→ **What the exercise asks**
Give every line of the data again, unchanged, but with no pictures.
----------
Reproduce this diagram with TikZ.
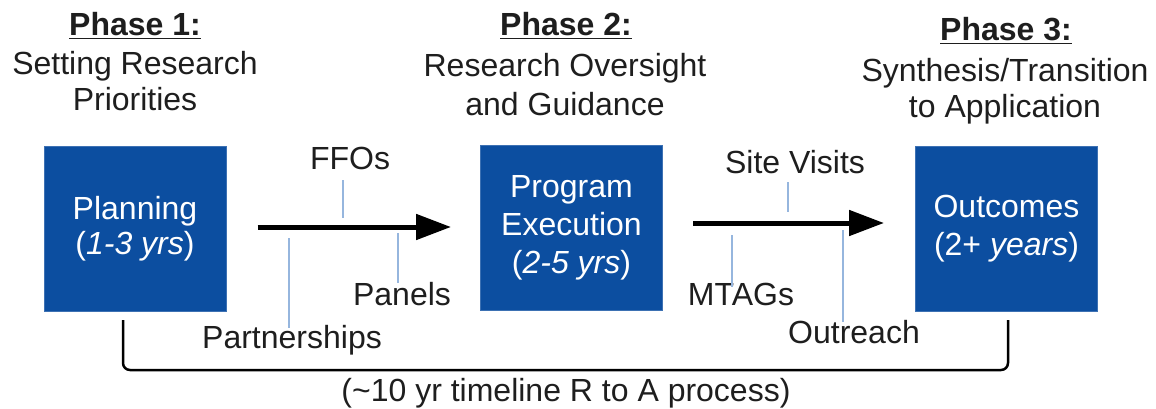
\documentclass[tikz,border=0pt]{standalone}
\usepackage{fontspec}
\setmainfont{Liberation Sans}
\usetikzlibrary{arrows.meta}
\definecolor{boxblue}{RGB}{12,78,160}
\definecolor{tickblue}{RGB}{150,182,222}
\definecolor{txt}{RGB}{30,30,30}
\begin{document}
\begin{tikzpicture}[x=1pt,y=-1pt,
  lbl/.style={anchor=base, inner sep=0pt, font=\fontsize{32}{38}\selectfont, text=txt},
  phasebox/.style={draw=boxblue!80!white, line width=1pt, fill=boxblue, minimum width=182pt, minimum height=165pt, inner sep=0pt, align=center, text=white, font=\fontsize{32}{38}\selectfont},
  tick/.style={draw=tickblue, line width=1.5pt},
  bigarrow/.style={draw=black, line width=5pt, -{Triangle[length=35pt,width=25pt]}},
  bracket/.style={draw=black, line width=2.5pt, rounded corners=7pt}]
\useasboundingbox (0,0) rectangle (1156,409);

% headings
\node[lbl] (ph1)  at (135,36)  {\underline{\textbf{Phase 1:}}};
\node[lbl] (ph1a) at (135,75)  {Setting Research};
\node[lbl] (ph1b) at (135,111) {Priorities};
\node[lbl] (ph2)  at (566,36)  {\underline{\textbf{Phase 2:}}};
\node[lbl] (ph2a) at (565,77)  {Research Oversight};
\node[lbl] (ph2b) at (565,116) {and Guidance};
\node[lbl] (ph3)  at (1006,41) {\underline{\textbf{Phase 3:}}};
\node[lbl] (ph3a) at (1005,82) {Synthesis/Transition};
\node[lbl] (ph3b) at (1005,118) {to Application};

% boxes
\node[phasebox] (b1) at (135,228.5) {Planning\\[-3pt](\textit{1-3 yrs})};
\node[phasebox] (b2) at (571.5,227.5) {Program\\Execution\\(\textit{2-5 yrs})};
\node[phasebox] (b3) at (1006.5,228.5) {Outcomes\\(2+ \textit{years})};

% arrows
\draw[bigarrow] ([xshift=31pt,yshift=1.5pt]b1.east) -- ([xshift=-29pt,yshift=0.5pt]b2.west);
\draw[bigarrow] ([xshift=30pt,yshift=4.5pt]b2.east) -- ([xshift=-31pt,yshift=5.5pt]b3.west);

% labels
\node[lbl] (ffo)  at (350,169) {FFOs};
\node[lbl] (part) at (292,348) {Partnerships};
\node[lbl] (pan)  at (402,305) {Panels};
\node[lbl] (site) at (795,173) {Site Visits};
\node[lbl] (mtag) at (741,305) {MTAGs};
\node[lbl] (outr) at (854,343) {Outreach};

% ticks
\coordinate (f1) at (343,180); \coordinate (f2) at (343,218);
\coordinate (p1) at (289,238); \coordinate (p2) at (289,328);
\coordinate (n1) at (398,233); \coordinate (n2) at (398,283);
\coordinate (s1) at (788,182); \coordinate (s2) at (788,212);
\coordinate (m1) at (732,235); \coordinate (m2) at (732,287);
\coordinate (o1) at (843,230); \coordinate (o2) at (843,322);
\draw[tick] (f1) -- (f2);
\draw[tick] (p1) -- (p2);
\draw[tick] (n1) -- (n2);
\draw[tick] (s1) -- (s2);
\draw[tick] (m1) -- (m2);
\draw[tick] (o1) -- (o2);

% bracket
\coordinate (bl) at (123,320);
\coordinate (br) at (1008,320);
\draw[bracket] (bl) -- (123,370) -- (1008,370) -- (br);
\node[lbl] (tl) at (566,401) {(\textasciitilde10 yr timeline R to A process)};
\end{tikzpicture}
\end{document}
----------
→ **Solution to the exercise**
Reproduce this diagram with TikZ.
\documentclass[tikz,border=0pt]{standalone}
\usepackage{fontspec}
\setmainfont{Liberation Sans}
\usetikzlibrary{arrows.meta}
\definecolor{boxblue}{RGB}{12,78,160}
\definecolor{tickblue}{RGB}{150,182,222}
\definecolor{txt}{RGB}{30,30,30}
\begin{document}
\begin{tikzpicture}[x=1pt,y=-1pt,
  lbl/.style={anchor=base, inner sep=0pt, font=\fontsize{32}{38}\selectfont, text=txt},
  phasebox/.style={draw=boxblue!80!white, line width=1pt, fill=boxblue, minimum width=182pt, minimum height=165pt, inner sep=0pt, align=center, text=white, font=\fontsize{32}{38}\selectfont},
  tick/.style={draw=tickblue, line width=1.5pt},
  bigarrow/.style={draw=black, line width=5pt, -{Triangle[length=35pt,width=25pt]}},
  bracket/.style={draw=black, line width=2.5pt, rounded corners=7pt}]
\useasboundingbox (0,0) rectangle (1156,409);

% headings
\node[lbl] (ph1)  at (135,36)  {\underline{\textbf{Phase 1:}}};
\node[lbl] (ph1a) at (135,75)  {Setting Research};
\node[lbl] (ph1b) at (135,111) {Priorities};
\node[lbl] (ph2)  at (566,36)  {\underline{\textbf{Phase 2:}}};
\node[lbl] (ph2a) at (565,77)  {Research Oversight};
\node[lbl] (ph2b) at (565,116) {and Guidance};
\node[lbl] (ph3)  at (1006,41) {\underline{\textbf{Phase 3:}}};
\node[lbl] (ph3a) at (1005,82) {Synthesis/Transition};
\node[lbl] (ph3b) at (1005,118) {to Application};

% boxes
\node[phasebox] (b1) at (135,228.5) {Planning\\[-3pt](\textit{1-3 yrs})};
\node[phasebox] (b2) at (571.5,227.5) {Program\\Execution\\(\textit{2-5 yrs})};
\node[phasebox] (b3) at (1006.5,228.5) {Outcomes\\(2+ \textit{years})};

% arrows
\draw[bigarrow] ([xshift=31pt,yshift=1.5pt]b1.east) -- ([xshift=-29pt,yshift=0.5pt]b2.west);
\draw[bigarrow] ([xshift=30pt,yshift=4.5pt]b2.east) -- ([xshift=-31pt,yshift=5.5pt]b3.west);

% labels
\node[lbl] (ffo)  at (350,169) {FFOs};
\node[lbl] (part) at (292,348) {Partnerships};
\node[lbl] (pan)  at (402,305) {Panels};
\node[lbl] (site) at (795,173) {Site Visits};
\node[lbl] (mtag) at (741,305) {MTAGs};
\node[lbl] (outr) at (854,343) {Outreach};

% ticks
\coordinate (f1) at (343,180); \coordinate (f2) at (343,218);
\coordinate (p1) at (289,238); \coordinate (p2) at (289,328);
\coordinate (n1) at (398,233); \coordinate (n2) at (398,283);
\coordinate (s1) at (788,182); \coordinate (s2) at (788,212);
\coordinate (m1) at (732,235); \coordinate (m2) at (732,287);
\coordinate (o1) at (843,230); \coordinate (o2) at (843,322);
\draw[tick] (f1) -- (f2);
\draw[tick] (p1) -- (p2);
\draw[tick] (n1) -- (n2);
\draw[tick] (s1) -- (s2);
\draw[tick] (m1) -- (m2);
\draw[tick] (o1) -- (o2);

% bracket
\coordinate (bl) at (123,320);
\coordinate (br) at (1008,320);
\draw[bracket] (bl) -- (123,370) -- (1008,370) -- (br);
\node[lbl] (tl) at (566,401) {(\textasciitilde10 yr timeline R to A process)};
\end{tikzpicture}
\end{document}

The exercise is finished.